Единственная подлинная верность — это верность самому себе и своему предназначению при полнейшем уважении индивидуальности других. Да и как может быть иначе? Я знаю, что наша нынешняя мораль, законы и вообще вся наша повседневная жизнь часто основываются на противоречивых концепциях, но у меня нет никаких сомнений в том, что все должно измениться.

Кино и литература; сопоставление это рождается обычно в спорах, в суетной погоне за приоритетом, в стремлении установить некую ложную взаимозависимость. Каждое произведение искусства живет в том измерении, в каком оно задумано и в каком передано автором: перенести, перевести его с языка оригинала на какой-то иной язык — значит зачеркнуть его, отвергнуть. Когда кинематограф обращается к какому-нибудь литературному произведению, результатом всегда и неизменно бывает экранизация, носящая в лучшем случае иллюстративный характер и сохраняющая чисто внешнее сходство с оригиналом: остаются сюжет, ситуация, персонажи — в общем, целый ряд фактов, ассоциаций и положений, которые в значительно более широком наборе и с куда большей щедростью, убедительностью и непосредственностью способны дать человеку его умение приглядываться к повседневной действительности и чтение газет. Экран открывает нам свои миры, рассказывает свои Истории, показывает своих персонажей методом изображения. Его изобразительные средства фигуративны, как фигуративны сновидения. Разве не картинами чарует, пугает, восхищает, огорчает, вдохновляет тебя сновидение? По-моему, слова и диалог в кино нужны больше для информации, чтобы можно было сознательно следить за развитием сюжета, и еще для того, чтобы сделать этот сюжет правдоподобным с точки зрения нашей повседневной действительности. Но именно такая операция, в результате которой образы кино начинают отражать так называемую привычную действительность, лишает их, пусть частично, атмосферы реальности, столь присущей сновидениям, их визуальному языку. Да, немой фильм обладает тем таинственным обаянием и впечатляющей силой, которые делают его более правдивым, чем фильм звуковой, именно потому, что он ближе к образам сновидения, всегда более живым и реальным, нежели все, что мы видим наяву и можем потрогать руками.

Итак, почему я обратился к «Сатирикону»? Почему мне понадобился Петроний?

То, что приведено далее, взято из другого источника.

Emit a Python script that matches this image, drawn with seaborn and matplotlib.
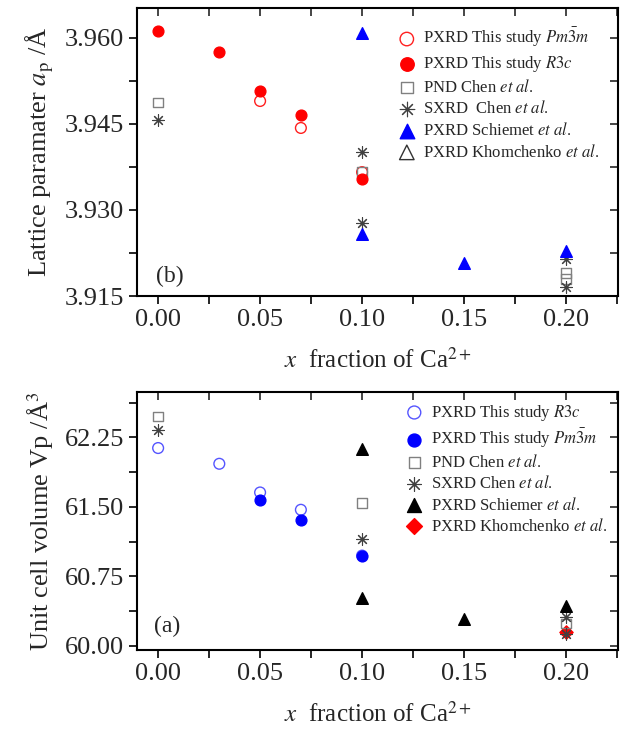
import numpy as np
import pandas as pd
import matplotlib
matplotlib.use("Agg")
import matplotlib.pyplot as plt
import seaborn as sns
from matplotlib.ticker import MultipleLocator, FormatStrFormatter

# ---------------- data: panel (b) lattice parameter ----------------
b_pm3m_x = [0.05, 0.07, 0.10]
b_pm3m_y = [3.9490, 3.9443, 3.9366]
b_r3c_x = [0.00, 0.03, 0.05, 0.07, 0.10]
b_r3c_y = [3.9612, 3.9575, 3.9508, 3.9466, 3.9354]
b_pnd_x = [0.00, 0.10, 0.20, 0.20]
b_pnd_y = [3.9487, 3.9366, 3.9190, 3.9180]
b_sxrd_x = [0.00, 0.10, 0.10, 0.20, 0.20]
b_sxrd_y = [3.9456, 3.9401, 3.9277, 3.9215, 3.9166]
b_sch_x = [0.10, 0.10, 0.15, 0.20]
b_sch_y = [3.9608, 3.9259, 3.9208, 3.9228]
b_kho_x = []
b_kho_y = []

# ---------------- data: panel (a) unit cell volume ----------------
a_r3c_x = [0.00, 0.03, 0.05, 0.07, 0.10]
a_r3c_y = [62.135, 61.965, 61.655, 61.468, 60.973]
a_pm3m_x = [0.05, 0.07, 0.10]
a_pm3m_y = [61.576, 61.360, 60.970]
a_pnd_x = [0.00, 0.10, 0.20]
a_pnd_y = [62.477, 61.540, 60.240]
a_sxrd_x = [0.00, 0.10, 0.20, 0.20]
a_sxrd_y = [62.330, 61.150, 60.310, 60.130]
a_sch_x = [0.10, 0.10, 0.15, 0.20]
a_sch_y = [62.120, 60.520, 60.290, 60.430]
a_kho_x = [0.20]
a_kho_y = [60.150]

sns.set_theme(style="ticks")
plt.rcParams["font.family"] = ["Liberation Serif", "DejaVu Serif"]
plt.rcParams["mathtext.fontset"] = "stix"

fig = plt.figure(figsize=(6.29, 7.31), dpi=100)
axb = fig.add_axes([0.218, 0.595, 0.7645, 0.394])
axa = fig.add_axes([0.218, 0.1108, 0.7645, 0.3529])

ast = (8, 2, 0)


def series(ax, x, y, label, marker, fc, ec, s, lw=1.0, z=3):
    if len(x) == 0:
        ax.scatter([], [], marker=marker, facecolors=fc, edgecolors=ec,
                   s=s, linewidths=lw, label=label)
        return
    df = pd.DataFrame({"x": x, "y": y})
    sns.scatterplot(data=df, x="x", y="y", ax=ax, marker=marker,
                    facecolor=fc, edgecolor=ec, s=s, linewidth=lw,
                    label=label, zorder=z)


# panel (b)
series(axb, b_pm3m_x, b_pm3m_y, r"PXRD This study $Pm\bar{3}m$", "o", "none", "#ff2020", 60, 1.0, 3)
series(axb, b_r3c_x, b_r3c_y, r"PXRD This study $R3c$", "o", "#ff0000", "#ff0000", 60, 1.0, 4)
series(axb, b_pnd_x, b_pnd_y, r"PND Chen $et\ al.$", "s", "none", "#808080", 45, 1.0, 3)
series(axb, b_sxrd_x, b_sxrd_y, r"SXRD  Chen $et\ al.$", ast, "#404040", "#505050", 70, 0.8, 3)
series(axb, b_sch_x, b_sch_y, r"PXRD Schiemet $et\ al.$", "^", "#0000ff", "#0000ff", 70, 1.0, 4)
series(axb, b_kho_x, b_kho_y, r"PXRD Khomchenko $et\ al.$", "^", "none", "#333333", 70, 1.0, 3)

# panel (a)
series(axa, a_r3c_x, a_r3c_y, r"PXRD This study $R3c$", "o", "none", "#5555ff", 60, 1.0, 3)
series(axa, a_pm3m_x, a_pm3m_y, r"PXRD This study $Pm\bar{3}m$", "o", "#0000ff", "#0000ff", 60, 1.0, 4)
series(axa, a_pnd_x, a_pnd_y, r"PND Chen $et\ al.$", "s", "none", "#808080", 45, 1.0, 3)
series(axa, a_sxrd_x, a_sxrd_y, r"SXRD Chen $et\ al.$", ast, "#404040", "#505050", 70, 0.8, 3)
series(axa, a_sch_x, a_sch_y, r"PXRD Schiemer $et\ al.$", "^", "#000000", "#000000", 70, 1.0, 4)
series(axa, a_kho_x, a_kho_y, r"PXRD Khomchenko $et\ al.$", "D", "#ff0000", "#ff0000", 45, 1.0, 2)

tick_fs = 19
for ax in (axb, axa):
    ax.set_xlim(-0.0103, 0.2255)
    ax.xaxis.set_major_locator(MultipleLocator(0.05))
    ax.xaxis.set_minor_locator(MultipleLocator(0.025))
    ax.xaxis.set_major_formatter(FormatStrFormatter("%.2f"))
    ax.tick_params(axis="both", which="both", labelsize=tick_fs, width=1.2, color="black",
                   length=6, direction="out")
    axt = ax.secondary_xaxis("top")
    axt.xaxis.set_major_locator(MultipleLocator(0.025))
    axt.tick_params(direction="in", length=6, width=1.2, labeltop=False)
    for sp in ax.spines.values():
        sp.set_linewidth(1.5)
        sp.set_color("black")
    ax.set_xlabel(r"$x$  fraction of Ca$^{2+}$", fontsize=18, labelpad=12)

axb.legend(loc="upper right", frameon=False, fontsize=12, markerscale=1.25,
           handletextpad=0.4, labelspacing=0.28, borderaxespad=0.7,
           handlelength=1.2)
axa.legend(loc="upper right", frameon=False, fontsize=12, markerscale=1.2,
           handletextpad=0.4, labelspacing=0.25, borderaxespad=0.25,
           handlelength=1.2)

axb.set_ylim(3.915, 3.9652)
axb.yaxis.set_major_locator(MultipleLocator(0.015))
axb.yaxis.set_minor_locator(MultipleLocator(0.0075))
axb.yaxis.set_major_formatter(FormatStrFormatter("%.3f"))
axb.set_ylabel(r"Lattice paramater $a_{\rm p}$ /Å", fontsize=19, labelpad=6)

axa.set_ylim(59.953, 62.74)
axa.yaxis.set_major_locator(MultipleLocator(0.75))
axa.yaxis.set_minor_locator(MultipleLocator(0.375))
axa.yaxis.set_major_formatter(FormatStrFormatter("%.2f"))
axa.set_ylabel(r"Unit cell volume Vp /Å$^3$", fontsize=19, labelpad=6)

# right-side inward ticks (no labels)
for ax, step in ((axb, 0.0075), (axa, 0.375)):
    ax2 = ax.secondary_yaxis("right")
    ax2.yaxis.set_major_locator(MultipleLocator(step))
    ax2.tick_params(direction="in", length=6, width=1.2, labelright=False)

axb.text(0.04, 0.05, "(b)", transform=axb.transAxes, fontsize=17)
axa.text(0.035, 0.07, "(a)", transform=axa.transAxes, fontsize=17)

fig.savefig("out.png", dpi=100)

Чтобы приняться за дело, мне всегда необходим какой-нибудь предлог, а на «Сатириконе» я остановил свой выбор сам не знаю почему. Впервые книгу Петрония я прочитал много лет тому назад, еще лицеистом, в издании для внеклассного чтения с такими ханжески выхолощенными иллюстрациями, что они просто не могли не вызывать всяких эротических ассоциаций. То давнее чтение навсегда оставило по себе удивительно живые воспоминания и интерес, который с течением времени превратился в постоянный и смутный искус. И вот теперь, по прошествии стольких лет, я вновь перечитал «Сатирикон» — пожалуй, не с таким жадным любопытством, но с не меньшим удовольствием, чем тогда, и меня неудержимо потянуло сделать фильм.

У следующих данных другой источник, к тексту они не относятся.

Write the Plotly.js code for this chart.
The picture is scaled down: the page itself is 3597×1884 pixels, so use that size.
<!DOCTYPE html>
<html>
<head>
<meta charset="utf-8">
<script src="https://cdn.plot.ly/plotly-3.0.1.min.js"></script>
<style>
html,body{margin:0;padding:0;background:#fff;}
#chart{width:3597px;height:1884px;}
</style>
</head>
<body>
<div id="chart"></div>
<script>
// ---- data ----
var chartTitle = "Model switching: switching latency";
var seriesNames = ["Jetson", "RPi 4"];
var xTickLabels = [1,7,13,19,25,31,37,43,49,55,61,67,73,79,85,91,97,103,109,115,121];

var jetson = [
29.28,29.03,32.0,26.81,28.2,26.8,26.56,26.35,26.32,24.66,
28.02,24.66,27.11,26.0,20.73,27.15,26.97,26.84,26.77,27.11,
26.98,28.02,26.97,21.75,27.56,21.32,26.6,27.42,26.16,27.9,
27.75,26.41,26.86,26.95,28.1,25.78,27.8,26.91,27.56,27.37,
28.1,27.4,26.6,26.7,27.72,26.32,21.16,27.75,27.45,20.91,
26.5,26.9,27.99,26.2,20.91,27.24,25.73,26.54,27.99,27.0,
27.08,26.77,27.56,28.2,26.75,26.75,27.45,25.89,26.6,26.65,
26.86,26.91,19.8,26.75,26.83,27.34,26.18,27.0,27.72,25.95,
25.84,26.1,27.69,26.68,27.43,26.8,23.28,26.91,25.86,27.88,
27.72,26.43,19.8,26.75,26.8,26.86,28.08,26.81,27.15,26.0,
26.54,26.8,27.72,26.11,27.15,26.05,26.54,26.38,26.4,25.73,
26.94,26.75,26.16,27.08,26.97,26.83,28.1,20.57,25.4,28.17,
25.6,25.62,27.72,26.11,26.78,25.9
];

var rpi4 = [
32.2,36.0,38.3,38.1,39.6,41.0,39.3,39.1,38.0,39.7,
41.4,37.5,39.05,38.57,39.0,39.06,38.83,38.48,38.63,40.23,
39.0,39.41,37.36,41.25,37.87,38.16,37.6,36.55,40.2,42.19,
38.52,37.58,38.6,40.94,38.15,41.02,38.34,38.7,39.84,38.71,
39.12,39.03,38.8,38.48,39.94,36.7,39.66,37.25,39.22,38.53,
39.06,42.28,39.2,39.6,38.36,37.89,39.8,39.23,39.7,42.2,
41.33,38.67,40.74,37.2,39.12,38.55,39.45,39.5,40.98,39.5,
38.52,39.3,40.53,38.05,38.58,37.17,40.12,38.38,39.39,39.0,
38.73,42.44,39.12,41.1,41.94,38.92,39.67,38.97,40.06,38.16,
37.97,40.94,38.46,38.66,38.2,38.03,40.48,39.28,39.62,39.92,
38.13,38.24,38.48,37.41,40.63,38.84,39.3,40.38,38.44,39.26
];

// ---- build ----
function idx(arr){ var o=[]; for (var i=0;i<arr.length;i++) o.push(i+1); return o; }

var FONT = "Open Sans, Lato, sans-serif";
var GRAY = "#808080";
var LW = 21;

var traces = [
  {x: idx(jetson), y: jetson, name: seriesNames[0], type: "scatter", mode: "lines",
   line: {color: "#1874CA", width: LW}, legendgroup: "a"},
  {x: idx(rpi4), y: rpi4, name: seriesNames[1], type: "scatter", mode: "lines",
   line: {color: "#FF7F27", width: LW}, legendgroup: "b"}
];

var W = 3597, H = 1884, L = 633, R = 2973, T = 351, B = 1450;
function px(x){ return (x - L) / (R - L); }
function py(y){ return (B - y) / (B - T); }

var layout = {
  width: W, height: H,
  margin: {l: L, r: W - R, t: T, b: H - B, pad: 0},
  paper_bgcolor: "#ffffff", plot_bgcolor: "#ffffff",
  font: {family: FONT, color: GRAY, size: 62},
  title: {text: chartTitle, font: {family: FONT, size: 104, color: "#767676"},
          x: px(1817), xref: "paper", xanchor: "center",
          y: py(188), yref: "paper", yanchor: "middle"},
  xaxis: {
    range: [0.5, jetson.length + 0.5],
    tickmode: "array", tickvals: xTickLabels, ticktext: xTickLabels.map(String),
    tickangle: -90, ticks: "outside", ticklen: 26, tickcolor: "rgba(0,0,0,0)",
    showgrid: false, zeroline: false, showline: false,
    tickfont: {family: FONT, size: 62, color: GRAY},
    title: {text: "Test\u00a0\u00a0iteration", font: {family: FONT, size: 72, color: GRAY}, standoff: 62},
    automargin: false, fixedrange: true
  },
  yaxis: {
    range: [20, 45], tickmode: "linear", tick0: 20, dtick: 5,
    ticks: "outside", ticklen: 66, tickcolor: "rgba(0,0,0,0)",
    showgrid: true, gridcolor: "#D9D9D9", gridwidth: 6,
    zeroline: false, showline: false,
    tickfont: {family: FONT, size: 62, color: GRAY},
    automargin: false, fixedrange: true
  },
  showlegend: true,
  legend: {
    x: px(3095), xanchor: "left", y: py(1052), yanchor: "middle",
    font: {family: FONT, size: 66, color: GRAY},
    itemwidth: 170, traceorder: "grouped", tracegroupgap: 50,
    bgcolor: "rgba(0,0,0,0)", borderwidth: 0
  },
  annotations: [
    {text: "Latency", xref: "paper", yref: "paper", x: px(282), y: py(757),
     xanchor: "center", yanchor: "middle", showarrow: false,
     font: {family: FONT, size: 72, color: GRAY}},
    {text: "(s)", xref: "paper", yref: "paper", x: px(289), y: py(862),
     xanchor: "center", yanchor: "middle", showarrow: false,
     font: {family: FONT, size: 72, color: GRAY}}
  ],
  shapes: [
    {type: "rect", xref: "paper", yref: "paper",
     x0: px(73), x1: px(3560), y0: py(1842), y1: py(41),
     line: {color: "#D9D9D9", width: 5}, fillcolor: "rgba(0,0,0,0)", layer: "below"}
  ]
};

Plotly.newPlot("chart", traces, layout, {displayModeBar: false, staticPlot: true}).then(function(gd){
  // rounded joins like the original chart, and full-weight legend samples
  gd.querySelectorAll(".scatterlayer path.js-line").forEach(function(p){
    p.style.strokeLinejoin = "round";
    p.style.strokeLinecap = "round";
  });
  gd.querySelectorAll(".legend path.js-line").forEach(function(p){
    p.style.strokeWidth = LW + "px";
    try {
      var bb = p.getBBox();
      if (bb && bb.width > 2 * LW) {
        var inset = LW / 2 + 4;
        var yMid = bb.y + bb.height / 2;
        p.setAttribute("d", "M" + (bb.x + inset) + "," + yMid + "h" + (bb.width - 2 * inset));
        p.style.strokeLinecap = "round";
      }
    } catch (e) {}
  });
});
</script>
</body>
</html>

«Сатирикон» — произведение загадочное прежде всего потому, что оно фрагментарно. Но фрагментарность эта в известном смысле символична. Она как бы символизирует фрагментарность самой античности, какой она представляется нам сегодня. Именно здесь я вижу подлинную привлекательность и произведения и показанного в нем мира. Он как незнакомый пейзаж за плотной пеленой тумана, которая, временами разрываясь, позволяет хоть мельком что-то увидеть. Гуманистам эпохи Возрождения ссылки на античность нужны были для самооправдания, для самовыражения; они проецировали на античность некое собственное предвзятое представление о ней. Я же проецировать ничего не могу, ибо для меня античный мир — это мир, навсегда утраченный, и в силу своего неведения я могу установить с ним лишь отношения, построенные на фантазии, на воображении, на предположениях и впечатлениях, совершенно не связанных с какими бы то ни было историческими знаниями, информацией исторического характера.

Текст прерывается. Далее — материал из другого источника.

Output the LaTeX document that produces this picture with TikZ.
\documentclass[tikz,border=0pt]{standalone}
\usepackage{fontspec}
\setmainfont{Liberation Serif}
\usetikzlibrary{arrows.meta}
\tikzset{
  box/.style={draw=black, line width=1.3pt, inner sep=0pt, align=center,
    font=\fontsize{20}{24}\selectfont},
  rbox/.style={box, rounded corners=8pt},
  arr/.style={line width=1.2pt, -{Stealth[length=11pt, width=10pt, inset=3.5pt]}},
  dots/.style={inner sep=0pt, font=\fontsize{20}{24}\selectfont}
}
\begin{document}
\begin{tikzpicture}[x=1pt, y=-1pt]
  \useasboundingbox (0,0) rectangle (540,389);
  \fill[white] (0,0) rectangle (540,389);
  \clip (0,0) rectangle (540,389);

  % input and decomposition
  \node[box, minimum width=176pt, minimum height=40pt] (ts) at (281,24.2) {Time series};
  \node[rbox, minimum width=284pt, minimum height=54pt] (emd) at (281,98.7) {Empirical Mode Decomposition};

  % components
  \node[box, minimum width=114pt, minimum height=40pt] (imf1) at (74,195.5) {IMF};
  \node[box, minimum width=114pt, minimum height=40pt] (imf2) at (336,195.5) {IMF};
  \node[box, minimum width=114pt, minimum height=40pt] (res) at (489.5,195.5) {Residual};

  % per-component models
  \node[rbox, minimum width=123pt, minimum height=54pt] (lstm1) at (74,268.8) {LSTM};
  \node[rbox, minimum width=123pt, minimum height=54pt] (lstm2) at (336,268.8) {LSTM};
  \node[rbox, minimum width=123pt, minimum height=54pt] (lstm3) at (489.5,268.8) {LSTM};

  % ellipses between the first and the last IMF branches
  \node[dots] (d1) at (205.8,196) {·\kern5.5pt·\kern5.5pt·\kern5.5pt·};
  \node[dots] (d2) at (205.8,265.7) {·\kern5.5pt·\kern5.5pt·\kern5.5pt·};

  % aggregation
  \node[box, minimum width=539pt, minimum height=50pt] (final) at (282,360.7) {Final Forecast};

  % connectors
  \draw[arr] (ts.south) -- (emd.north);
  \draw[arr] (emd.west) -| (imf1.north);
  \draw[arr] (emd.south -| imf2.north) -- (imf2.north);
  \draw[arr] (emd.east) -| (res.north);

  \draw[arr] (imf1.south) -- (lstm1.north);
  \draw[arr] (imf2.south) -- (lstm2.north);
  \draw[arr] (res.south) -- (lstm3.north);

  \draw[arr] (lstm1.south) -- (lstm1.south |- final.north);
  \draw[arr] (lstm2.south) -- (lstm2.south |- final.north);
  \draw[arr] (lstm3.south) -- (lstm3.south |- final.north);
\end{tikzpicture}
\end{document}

Школа — по крайней мере та, в которой учился я,— почти всегда отдаляет от нас, замораживает знания, которые она должна нам дать; навязывая нам свою точку зрения, она обедняет их, превращает в бесконечную цепь абстрактных, бессмысленных сведений, которые в конце концов оказываются соотносимыми лишь с самими собой, иными словами — ни с чем. Открытие языческого мира, сведения о нем, получаемые, например, в школе, носят просто перечислительный, назывательный характер и пробуждают в нас смешанное чувство недоверия, скуки, равнодушия, ну и, в крайнем случае, грязное, солдафонское и даже немного расистское любопытство; такое чувство может вызвать нечто, тебя лично не касающееся и далекое (как, скажем, математика или химия) и неприятное, как допризывная подготовка.